Most people don’t know that 425,000 German soldiers were brought to U.S. prisoner of war camps during W.W.II. One of them was Fort McCoy. Eric Stoltz gives one of his most powerful performances as Frank Stirn, who moves with his family to become a barber for the American Army and POW camp at Fort McCoy, Wisconsin, in the summer of 1944. Embittered that he cannot fight, Frank must take a stand when a Nazi SS Officer threatens his wife (Kate Connor, playing her real-life grandmother). Her Catholic sister (Lyndsy Fonseca) falls for a Jewish soldier (Andy Hirsch) haunted by the battle of Monte Cassino and the death of his best friend (Matthew Lawrence). Camryn Manheim is their audacious friend who encourages the couple, while Seymour Cassel is the priest who cannot. Frank’s daughter befriends a German prisoner boy during this magical summer, but war still finds its victims even thousands of miles from the battlefields.
Archeologist Sigurd Svendsen (Pål Sverre Hagen) has for years been obsessed with the Oseberg Viking ship. The only inscription found on the ship is the enigmatic “man knows little” written in runes. Sigurd is sure that the Oseberg ship contains the answer to the mystery of Ragnarok, the end of days in Norse mythology. When his friend Allan finds similar runes on a stone from the north of Norway, Sigurd becomes convinced that the runes are in fact a treasure map. Together they mount an expedition group and their adventure leads to “No man’s Land” between Norway and Russia, which has been deserted for decades. Here Sigurd learns the true meaning of the runes — a secret more terrifying than he could possibly imagine.

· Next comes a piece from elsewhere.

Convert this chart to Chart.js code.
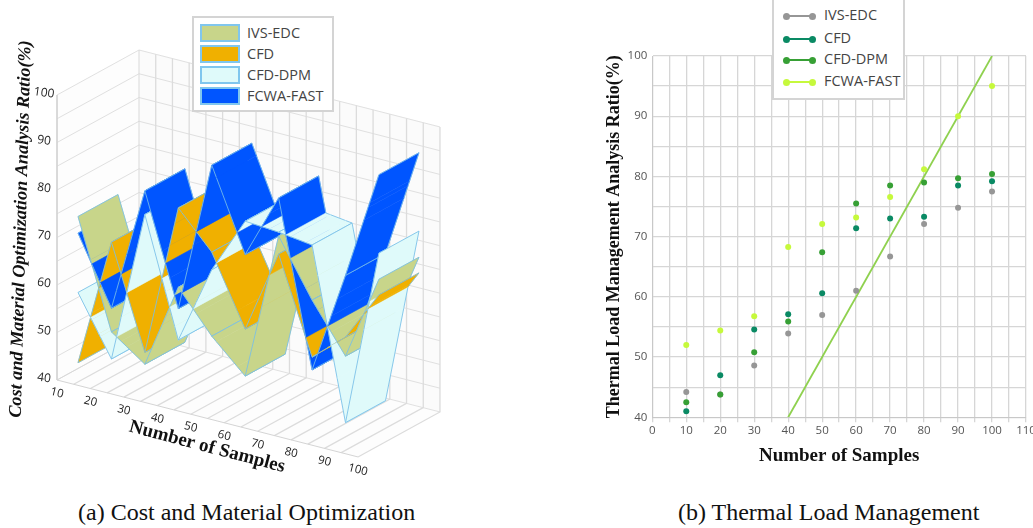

Michael Winterbottom’s largely improvised 2010 film, The Trip, took comedians Steve Coogan and Rob Brydon — or semifictionalized versions thereof — on a restaurant tour around northern England. In this witty and incisive follow-up, Winterbottom reunites the pair for a new culinary road trip, retracing the steps of the Romantic poets’ grand tour of Italy and indulging in some sparkling banter and impersonation-offs. Rewhetting our palates from the earlier film, the characters enjoy mouthwatering meals in gorgeous settings from Liguria to Capri while riffing on subjects as varied as Batman’s vocal register, the artistic merits of “Jagged Little Pill,” and, of course, the virtue of sequels.
Zach is devastated by the unexpected death of his girlfriend, Beth. But when she miraculously comes back to life, Zach takes full advantage of the opportunity to share and experience all the things he regretted not doing with her before. However, the newly returned Beth isn’t quite how he remembered her and, before long, Zach’s whole world takes a turn for the worse.
When Paleontologist Peter Larson and his team from the Black Hills Institute made the world’s greatest dinosaur discovery in 1990, they knew it was the find of a lifetime; the largest, most complete T. rex ever found. But during a ten-year battle with the U.S. government, powerful museums, Native American tribes, and competing paleontologists they found themselves not only fighting to keep their dinosaur but fighting for their freedom as well. Based on the book “Rex Appeal: The Amazing Story of Sue, the Dinosaur That Changed Science, the Law, and My Life” by Peter Larson and Kristin Donnan.
Frank is an offbeat comedy about a wannabe musician who finds himself out of his depth when he joins an avant-garde pop band led by the enigmatic Frank — a musical genius who hides himself inside a large fake head.